If you’re used to working through a microscope, you’ve probably noticed that the angle of the light greatly affects how your workpiece looks. Most of us prefer the relatively flat lighting provided by a ring light, but variable angle side lighting can be useful too, especially when you’re peering inside ICs to make sure the silicon is what it’s supposed to be.

That’s what [Bunnie] is working on these days with his Project IRIS, short for “Infrared in situ,” a non-destructive method for looking inside chip packages. The technique relies on the fact that silicon is transparent to certain wavelengths of light, and that some modern IC packages expose the underside of the silicon die directly to the outside world. Initial tests indicated that the angle of the incident IR light was important to visualizing features on the metal interconnects layered onto the silicon, so [Bunnie] designed a two-axis light source for his microscope. The rig uses curved metal tracks to guide a pair of IR light sources through an arc centered on the focal point of the microscope stage.
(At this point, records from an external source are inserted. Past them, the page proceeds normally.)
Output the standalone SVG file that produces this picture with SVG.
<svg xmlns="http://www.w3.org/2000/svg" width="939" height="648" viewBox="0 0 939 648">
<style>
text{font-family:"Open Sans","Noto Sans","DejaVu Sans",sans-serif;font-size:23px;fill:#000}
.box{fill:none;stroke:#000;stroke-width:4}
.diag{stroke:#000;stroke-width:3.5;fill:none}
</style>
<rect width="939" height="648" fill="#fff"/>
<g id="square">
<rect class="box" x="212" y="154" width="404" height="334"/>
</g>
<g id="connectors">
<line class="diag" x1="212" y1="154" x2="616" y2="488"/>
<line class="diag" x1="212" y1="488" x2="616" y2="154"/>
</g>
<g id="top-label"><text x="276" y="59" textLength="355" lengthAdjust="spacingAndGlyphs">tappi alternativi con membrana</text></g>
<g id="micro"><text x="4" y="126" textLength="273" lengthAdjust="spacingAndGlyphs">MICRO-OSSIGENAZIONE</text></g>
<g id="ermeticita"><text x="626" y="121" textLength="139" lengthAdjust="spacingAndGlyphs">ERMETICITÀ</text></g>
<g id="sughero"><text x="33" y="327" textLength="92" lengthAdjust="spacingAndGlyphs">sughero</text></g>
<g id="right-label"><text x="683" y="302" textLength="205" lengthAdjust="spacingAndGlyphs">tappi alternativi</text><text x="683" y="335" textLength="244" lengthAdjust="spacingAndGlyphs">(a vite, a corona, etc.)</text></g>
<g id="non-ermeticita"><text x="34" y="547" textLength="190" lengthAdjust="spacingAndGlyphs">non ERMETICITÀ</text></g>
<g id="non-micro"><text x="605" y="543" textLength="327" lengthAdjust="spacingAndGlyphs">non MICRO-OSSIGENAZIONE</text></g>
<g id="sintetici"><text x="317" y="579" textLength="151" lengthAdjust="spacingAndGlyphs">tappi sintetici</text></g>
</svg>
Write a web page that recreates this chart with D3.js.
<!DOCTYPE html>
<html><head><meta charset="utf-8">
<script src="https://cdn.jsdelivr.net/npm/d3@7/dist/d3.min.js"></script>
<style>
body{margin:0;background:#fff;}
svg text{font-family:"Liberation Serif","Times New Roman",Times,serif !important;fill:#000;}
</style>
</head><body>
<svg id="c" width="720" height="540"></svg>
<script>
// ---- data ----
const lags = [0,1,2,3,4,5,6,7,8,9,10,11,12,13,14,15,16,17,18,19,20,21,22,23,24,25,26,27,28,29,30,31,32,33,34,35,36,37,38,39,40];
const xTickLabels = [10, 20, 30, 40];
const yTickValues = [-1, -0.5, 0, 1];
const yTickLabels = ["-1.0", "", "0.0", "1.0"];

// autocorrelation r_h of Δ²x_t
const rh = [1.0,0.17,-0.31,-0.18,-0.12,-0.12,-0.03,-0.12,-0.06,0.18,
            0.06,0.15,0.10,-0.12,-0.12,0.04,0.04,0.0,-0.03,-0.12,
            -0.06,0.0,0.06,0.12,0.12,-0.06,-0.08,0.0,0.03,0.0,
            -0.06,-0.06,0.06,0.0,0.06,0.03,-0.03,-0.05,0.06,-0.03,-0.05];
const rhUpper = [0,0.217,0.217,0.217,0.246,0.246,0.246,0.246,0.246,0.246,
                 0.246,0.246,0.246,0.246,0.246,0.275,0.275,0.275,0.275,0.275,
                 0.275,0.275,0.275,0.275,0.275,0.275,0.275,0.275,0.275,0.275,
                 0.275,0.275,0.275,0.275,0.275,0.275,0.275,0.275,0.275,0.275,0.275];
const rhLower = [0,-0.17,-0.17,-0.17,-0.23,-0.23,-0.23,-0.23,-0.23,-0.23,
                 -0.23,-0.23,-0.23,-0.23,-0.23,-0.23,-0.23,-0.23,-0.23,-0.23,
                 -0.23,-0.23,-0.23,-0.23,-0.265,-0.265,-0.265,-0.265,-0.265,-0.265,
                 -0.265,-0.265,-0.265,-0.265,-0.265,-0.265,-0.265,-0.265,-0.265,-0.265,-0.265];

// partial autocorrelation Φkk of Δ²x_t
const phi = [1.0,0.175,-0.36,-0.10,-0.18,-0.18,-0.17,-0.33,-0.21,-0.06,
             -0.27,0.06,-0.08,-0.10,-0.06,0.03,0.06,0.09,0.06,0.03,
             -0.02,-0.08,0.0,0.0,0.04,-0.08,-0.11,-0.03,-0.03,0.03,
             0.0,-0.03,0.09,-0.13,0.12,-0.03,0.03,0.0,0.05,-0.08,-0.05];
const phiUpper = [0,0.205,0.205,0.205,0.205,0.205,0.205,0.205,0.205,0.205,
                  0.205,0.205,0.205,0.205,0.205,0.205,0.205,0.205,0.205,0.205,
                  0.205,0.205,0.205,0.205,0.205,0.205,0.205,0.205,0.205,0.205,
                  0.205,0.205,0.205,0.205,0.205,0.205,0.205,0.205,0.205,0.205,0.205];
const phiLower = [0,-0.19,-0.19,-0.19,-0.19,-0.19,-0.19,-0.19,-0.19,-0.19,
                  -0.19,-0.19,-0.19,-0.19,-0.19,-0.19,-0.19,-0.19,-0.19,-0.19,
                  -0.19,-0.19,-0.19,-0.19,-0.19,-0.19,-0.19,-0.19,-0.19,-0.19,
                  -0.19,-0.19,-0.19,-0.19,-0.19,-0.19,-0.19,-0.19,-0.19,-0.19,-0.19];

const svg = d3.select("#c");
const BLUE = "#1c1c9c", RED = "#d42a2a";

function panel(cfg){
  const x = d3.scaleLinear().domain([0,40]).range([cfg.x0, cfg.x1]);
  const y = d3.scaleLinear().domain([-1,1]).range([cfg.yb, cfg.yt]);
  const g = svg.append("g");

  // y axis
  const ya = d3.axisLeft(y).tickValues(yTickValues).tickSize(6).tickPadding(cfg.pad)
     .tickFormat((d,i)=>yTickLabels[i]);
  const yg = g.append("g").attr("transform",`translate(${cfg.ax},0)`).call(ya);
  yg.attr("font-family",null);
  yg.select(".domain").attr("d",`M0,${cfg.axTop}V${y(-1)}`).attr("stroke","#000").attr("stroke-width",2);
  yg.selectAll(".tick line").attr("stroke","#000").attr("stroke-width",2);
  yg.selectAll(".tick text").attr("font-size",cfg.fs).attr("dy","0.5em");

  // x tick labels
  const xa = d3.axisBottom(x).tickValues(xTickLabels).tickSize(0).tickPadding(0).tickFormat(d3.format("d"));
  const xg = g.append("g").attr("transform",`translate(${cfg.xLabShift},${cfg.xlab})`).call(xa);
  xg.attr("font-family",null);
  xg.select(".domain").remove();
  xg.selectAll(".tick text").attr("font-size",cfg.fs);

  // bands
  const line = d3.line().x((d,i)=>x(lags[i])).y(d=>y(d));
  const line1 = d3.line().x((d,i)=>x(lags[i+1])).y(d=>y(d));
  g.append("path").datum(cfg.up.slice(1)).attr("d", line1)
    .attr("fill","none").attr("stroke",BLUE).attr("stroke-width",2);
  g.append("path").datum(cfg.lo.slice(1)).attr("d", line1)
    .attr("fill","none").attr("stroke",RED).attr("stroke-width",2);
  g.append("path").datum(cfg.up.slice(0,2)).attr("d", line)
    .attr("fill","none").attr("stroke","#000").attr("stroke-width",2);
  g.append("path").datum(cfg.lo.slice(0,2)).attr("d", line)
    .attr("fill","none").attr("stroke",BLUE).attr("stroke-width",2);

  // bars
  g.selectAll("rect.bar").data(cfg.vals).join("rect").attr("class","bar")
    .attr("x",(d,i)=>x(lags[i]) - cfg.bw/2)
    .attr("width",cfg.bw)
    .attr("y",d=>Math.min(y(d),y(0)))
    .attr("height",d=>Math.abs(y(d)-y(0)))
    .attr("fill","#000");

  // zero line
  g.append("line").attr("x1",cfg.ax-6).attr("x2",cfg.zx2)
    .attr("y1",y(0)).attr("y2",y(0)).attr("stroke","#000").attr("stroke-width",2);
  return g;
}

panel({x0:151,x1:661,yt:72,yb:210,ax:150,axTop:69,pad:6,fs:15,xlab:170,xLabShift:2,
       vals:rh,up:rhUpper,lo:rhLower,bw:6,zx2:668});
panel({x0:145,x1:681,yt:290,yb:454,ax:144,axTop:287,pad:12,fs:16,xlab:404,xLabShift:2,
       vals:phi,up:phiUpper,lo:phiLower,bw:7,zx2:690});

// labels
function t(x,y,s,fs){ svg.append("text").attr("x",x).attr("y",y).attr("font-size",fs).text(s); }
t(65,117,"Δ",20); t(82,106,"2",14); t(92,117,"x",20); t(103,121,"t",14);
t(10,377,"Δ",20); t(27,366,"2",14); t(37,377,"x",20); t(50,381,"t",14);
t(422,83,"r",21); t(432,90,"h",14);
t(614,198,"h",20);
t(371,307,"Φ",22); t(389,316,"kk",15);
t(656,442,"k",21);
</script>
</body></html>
The angle of each light source relative to the stage can be controlled independently, while the whole thing can swivel around the optical axis of the microscope to control the radial angle of the lighting.
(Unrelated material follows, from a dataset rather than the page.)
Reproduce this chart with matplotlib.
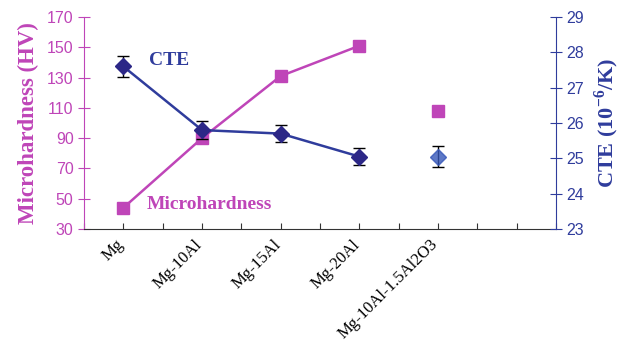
import numpy as np
import matplotlib
matplotlib.use('Agg')
import matplotlib.pyplot as plt

plt.rcParams['mathtext.fontset'] = 'custom'
plt.rcParams['mathtext.rm'] = 'Liberation Serif:bold'
plt.rcParams['mathtext.bf'] = 'Liberation Serif:bold'

# data
categories = ['Mg', 'Mg-10Al', 'Mg-15Al', 'Mg-20Al', 'Mg-10Al-1.5Al2O3']
hardness = [44, 90, 131, 151, 108]
hardness_err = [1.5, 3, 2.5, 3, 0]
cte = [27.6, 25.8, 25.7, 25.05, 25.05]
cte_err = [0.3, 0.25, 0.25, 0.25, 0.3]

MAG = '#BF45B8'
BLUE = '#2F3C9C'
NAVY = '#2C2787'

fig = plt.figure(figsize=(6.25, 3.45), dpi=100)
ax = fig.add_axes([0.1344, 0.3362, 0.7552, 0.6145])
ax2 = ax.twinx()

x = np.arange(len(categories)) + 0.5

# microhardness (left axis)
ax.plot(x[:4], hardness[:4], color=MAG, lw=1.8, zorder=2)
ax.errorbar(x, hardness, yerr=hardness_err, fmt='none', ecolor='k',
            elinewidth=1, capsize=4, zorder=3)
ax.plot(x, hardness, 's', color=MAG, ms=9, zorder=4)

# CTE (right axis)
ax2.plot(x[:4], cte[:4], color=BLUE, lw=1.8, zorder=2)
ax2.errorbar(x, cte, yerr=cte_err, fmt='none', ecolor='k',
             elinewidth=1, capsize=4, zorder=3)
ax2.plot(x[:4], cte[:4], 'D', color=NAVY, ms=8, zorder=4)
ax2.plot(x[4:], cte[4:], 'D', color='#3556B8', ms=8, alpha=0.8, zorder=4)

ax.set_xlim(0, 6)
ax.set_ylim(30, 170)
ax.set_yticks(np.arange(30, 171, 20))
ax2.set_ylim(23, 29)
ax2.set_yticks(np.arange(23, 30, 1))

ax.set_xticks(np.arange(0, 6.01, 0.5))
ax.set_xticklabels([''] * 13)
for xi, lab in zip(x, categories):
    ax.text(xi - 0.1, 25, lab, rotation=45, ha='right', va='top',
            rotation_mode='anchor', family='Liberation Serif', fontsize=12,
            transform=ax.transData, clip_on=False)

for a in (ax, ax2):
    a.spines['top'].set_visible(False)
    a.tick_params(axis='x', direction='in', length=4, color='#333333')
ax.spines['bottom'].set_color('#333333')
ax.spines['left'].set_color(MAG)
ax.spines['right'].set_visible(False)
ax2.spines['left'].set_visible(False)
ax2.spines['bottom'].set_visible(False)
ax2.spines['right'].set_color(BLUE)

ax.tick_params(axis='y', direction='inout', length=8, color=MAG,
               labelcolor=MAG, labelsize=11.5)
ax2.tick_params(axis='y', direction='inout', length=8, color=BLUE,
                labelcolor=BLUE, labelsize=11.5)
for lab in ax.get_yticklabels() + ax2.get_yticklabels():
    lab.set_family('Liberation Sans')

ax.set_ylabel('Microhardness (HV)', color=MAG, family='Liberation Serif',
              fontweight='bold', fontsize=16.5, labelpad=6)
ax2.set_ylabel('CTE (10$^{-6}$/K)', color=BLUE, family='Liberation Serif',
               fontweight='bold', fontsize=16, labelpad=6)

ax.text(0.82, 141, 'CTE', color=BLUE, family='Liberation Serif',
        fontweight='bold', fontsize=14, va='center')
ax.text(0.8, 46, 'Microhardness', color=MAG, family='Liberation Serif',
        fontweight='bold', fontsize=14, va='center')

fig.savefig('out.png', dpi=100)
The mechanism [Bunnie] designed to accomplish all this is pretty complex. Zenith angle is controlled by a lead screw driving a connecting rod to the lights on their guide tracks, while the azimuth of the lights is controlled by a separate motor and pulley driving a custom-built coaxial bearing. The whole optical assembly is mounted on a Jubilee motion platform for XYZ control. The brief videos below show the lights being put through their paces, along with how changing the angle of the light affects the view inside a chip.

3 thoughts on “Adjustable Lights Help Peer Inside Chips With IR

  1. The real trick with IRIS is that you don’t need to replicate Bunnie’s setup to validate your chips; it’s only needed to get good quality images of a known good IC for use in subsequent validation.

    Much cruder/cheaper equipment can be used to get images from a chip under test to compare against the validation images, while still providing high confidence that a given chip is good or not.

  2. I’m wondering if this approach will allow blobbed chips to be analysed. I suspect it’d be harder, as the epoxy over the chip will be both thicker and not even. I’m mostly interested in reverse engineering, where I want to be able to non-destructively identify the specific chip and trace the individual connections.